-- begin --

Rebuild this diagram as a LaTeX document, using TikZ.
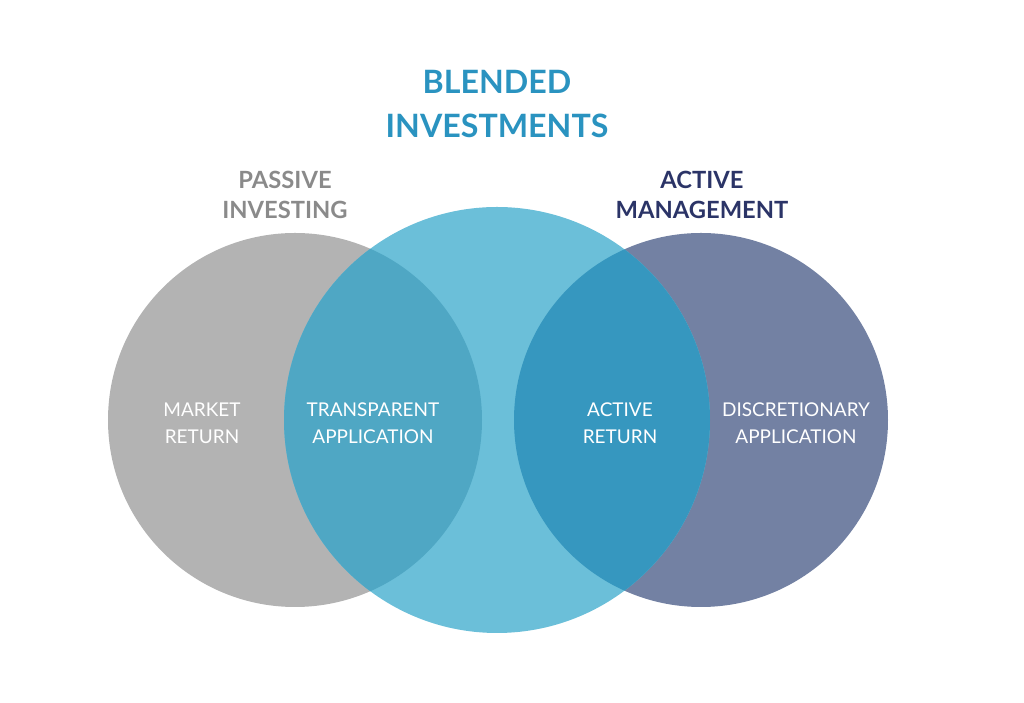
\documentclass[tikz,border=0pt]{standalone}
\usepackage{fontspec}
\setmainfont{Lato}
\usepackage{xcolor}
\usetikzlibrary{positioning}
\definecolor{passivegray}{HTML}{B3B3B3}
\definecolor{blendcyan}{HTML}{6BBFD9}
\definecolor{activenavy}{HTML}{7381A3}
\definecolor{leftmix}{HTML}{4FA7C4}
\definecolor{rightmix}{HTML}{3697BF}
\definecolor{titleblue}{HTML}{2A93C0}
\definecolor{headgray}{HTML}{8A8A8A}
\definecolor{headnavy}{HTML}{2B3467}

\begin{document}
\begin{tikzpicture}[
          head/.style={font=\fontsize{13.5}{17}\selectfont\bfseries,align=center},
          lbl/.style={text=white,font=\fontsize{10.8}{15.3}\selectfont,align=center}
        ]
        \useasboundingbox (0,0) rectangle (20.48,14.06);
        \def\yc{5.66}
        % circles
        \fill[passivegray] (5.90,\yc) circle (3.74);
        \fill[activenavy] (14.02,\yc) circle (3.74);
        \fill[blendcyan] (9.94,\yc) circle (4.26);
        \begin{scope}
          \clip (5.90,\yc) circle (3.74);
          \fill[leftmix] (9.94,\yc) circle (4.26);
        \end{scope}
        \begin{scope}
          \clip (14.02,\yc) circle (3.74);
          \fill[rightmix] (9.94,\yc) circle (4.26);
        \end{scope}
        % headings
        \node[text=titleblue,font=\fontsize{18.3}{25.5}\selectfont\bfseries,align=center] (blend) at (9.94,11.98) {BLENDED\\INVESTMENTS};
        \node[head,text=headgray] (passive) at (5.70,10.16) {PASSIVE\\INVESTING};
        \node[head,text=headnavy] (active) at (14.04,10.16) {ACTIVE\\MANAGEMENT};
        % region labels
        \node[lbl] (market) at (4.04,5.59) {MARKET\\RETURN};
        \node[lbl] (transp) at (7.46,5.59) {TRANSPARENT\\APPLICATION};
        \node[lbl] (actret) at (12.40,5.59) {ACTIVE\\RETURN};
        \node[lbl] (discr) at (15.92,5.59) {DISCRETIONARY\\APPLICATION};
      \end{tikzpicture}
\end{document}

-- end --

_GIVEN PROBLEM:_
All of the material above is to be copied exactly, except for its images.

_RESULT OF THIS EXERCISE:_
Rebuild this diagram as a LaTeX document, using TikZ.
\documentclass[tikz,border=0pt]{standalone}
\usepackage{fontspec}
\setmainfont{Lato}
\usepackage{xcolor}
\usetikzlibrary{positioning}
\definecolor{passivegray}{HTML}{B3B3B3}
\definecolor{blendcyan}{HTML}{6BBFD9}
\definecolor{activenavy}{HTML}{7381A3}
\definecolor{leftmix}{HTML}{4FA7C4}
\definecolor{rightmix}{HTML}{3697BF}
\definecolor{titleblue}{HTML}{2A93C0}
\definecolor{headgray}{HTML}{8A8A8A}
\definecolor{headnavy}{HTML}{2B3467}

\begin{document}
\begin{tikzpicture}[
          head/.style={font=\fontsize{13.5}{17}\selectfont\bfseries,align=center},
          lbl/.style={text=white,font=\fontsize{10.8}{15.3}\selectfont,align=center}
        ]
        \useasboundingbox (0,0) rectangle (20.48,14.06);
        \def\yc{5.66}
        % circles
        \fill[passivegray] (5.90,\yc) circle (3.74);
        \fill[activenavy] (14.02,\yc) circle (3.74);
        \fill[blendcyan] (9.94,\yc) circle (4.26);
        \begin{scope}
          \clip (5.90,\yc) circle (3.74);
          \fill[leftmix] (9.94,\yc) circle (4.26);
        \end{scope}
        \begin{scope}
          \clip (14.02,\yc) circle (3.74);
          \fill[rightmix] (9.94,\yc) circle (4.26);
        \end{scope}
        % headings
        \node[text=titleblue,font=\fontsize{18.3}{25.5}\selectfont\bfseries,align=center] (blend) at (9.94,11.98) {BLENDED\\INVESTMENTS};
        \node[head,text=headgray] (passive) at (5.70,10.16) {PASSIVE\\INVESTING};
        \node[head,text=headnavy] (active) at (14.04,10.16) {ACTIVE\\MANAGEMENT};
        % region labels
        \node[lbl] (market) at (4.04,5.59) {MARKET\\RETURN};
        \node[lbl] (transp) at (7.46,5.59) {TRANSPARENT\\APPLICATION};
        \node[lbl] (actret) at (12.40,5.59) {ACTIVE\\RETURN};
        \node[lbl] (discr) at (15.92,5.59) {DISCRETIONARY\\APPLICATION};
      \end{tikzpicture}
\end{document}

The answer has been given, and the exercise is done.